Ética para la IA
No cabe duda de que la inteligencia artificial (IA) pretende conformar máquinas dotadas de inteligencia similar a la humana. Seguramente, es uno de los objetivos ... más ambiciosos jamás formulados. Pero no es novedad. Desde la Ilíada de Homero pretendemos máquinas autónomas de factura humana, capaces de emular a las personas. Puede ser el proyecto científico-tecnológico equiparable a la explicación del origen de la vida en el Universo o desentrañar la estructura de la materia. El reto más ambicioso sigue siendo la adquisición de conocimientos propios del sentido común. Es la clave para poder disponer de una inteligencia artificial de tipo general.
Uno de los planteamientos más efectivos consiste en aplicar la metodología propia de las redes neuronales, consistente en situar las máquinas en entornos donde desarrollen experiencias que le otorguen ese sentido común, aprendiendo con mecanismos propios del desarrollo mental en el que los sistemas perceptivos y motores perfilan las interacciones con el entorno, aportando la componente cognitiva que requiere la inteligencia. Este tipo de aprendizaje es un reto de envergadura. Las capacidades más complicadas son las asociadas a los entornos que no tienen restricciones, desde la percepción visual al tratamiento del lenguaje natural, comprendiéndolo, así como todo lo relacionado con el sentido común. Es preciso representar el conocimiento de forma apropiada resolviendo la codificación de la información capaz de abordar objetos, acciones, descripción de situaciones y toda suerte de relaciones entre ellos. No es más que aproximarnos al tratamiento de la información que manejamos los humanos, muy complejo, a poco que miremos un poco de cerca los procesos en los que nos sumergimos los humanos. Esto requiere de nuevos algoritmos apropiados a las circunstancias. Todas las áreas de actividad humana son susceptibles de incidencia de la IA y todos los procesos: energía, educación, automatización, transporte, etc., así como productividad, seguridad, ámbito doméstico, etc.
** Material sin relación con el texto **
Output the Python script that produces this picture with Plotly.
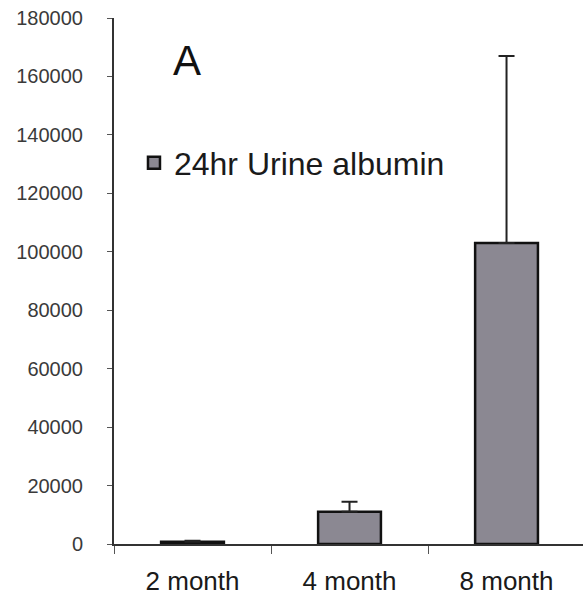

No cabe duda de que si bien las inteligencias pudieran ser parecidas, sin importar mucho quién aventaja a quién, lo que resulta relevante es que la carcasa, el cuerpo, en el que se ubican las inteligencias humana y artificial no son los mismos. Los requerimientos de uno y otro no son parecidos y parece claro que, de partida, los valores de ambas inteligencias no tienen por qué tener nada en común. Esto es lo que limita de raíz la autonomía otorgable a las máquinas. Más, todavía, porque no cabe duda de que el desenvolvimiento en ámbitos de los que surgirá ese sentido común, en correspondencia a lo que acontece con la inteligencia humana, depende del perfil que se cierne en el escenario para desenvolverse la máquina. El perfil de todas y cada una de las capacidades de las máquinas tiene asociada la responsabilidad correspondiente en cuanto se le otorgue autonomía. La toma de decisiones por un sistema requiere una explicación cabal y una necesaria exposición de las razones que las justifican. Es preciso dilucidar con claridad las responsabilidades, dado que el paso de un sistema bajo control humano a uno autónomo, como es el que actúa mediante el concurso de la IA, exige una atribución clara y una identificación de los responsables. El papel del ser humano debe quedar nítidamente delimitado y es preciso disponer de reglas claras que delimiten el comportamiento de los sistemas artificiales autónomos gobernados mediante IA.
La toma de decisiones conlleva poner en juego aspectos morales. El dilema del tranvía es un ejercicio intelectual que ejemplifica bien el caso de la conducción autónoma al tener que tomar la decisión de atropellar a una persona o a cinco, cuando solamente hayan estas posibilidades, ¿actuamos o no? Un estudio del MIT puso de relieve que la ética varía mucho de un país a otro. Concreta que los países asiáticos no tienen como prioridad salvar a los más jóvenes, ni es concluyente el número de personas. Los niveles económico y cultural inciden de forma decisiva. La IA precisa criterios éticos, pero la respuesta colectiva no garantiza una solución óptima. Es un dilema complejo, que requiere un sereno debate. Las empresas privadas, tipo Google, Amazon, etc., disponen de muchos datos, no se les puede excluir del diseño de procedimientos para investigar los problemas reales y las medidas de protección efectivas, pero no se les puede permitir dirigirlos, como propone Blekler. Asegurar que la IA pueda ser justa y beneficiosa, debe financiarse con recursos públicos, por transparencia, independencia y necesidad de imparcialidad. ¡Ya va siendo urgente!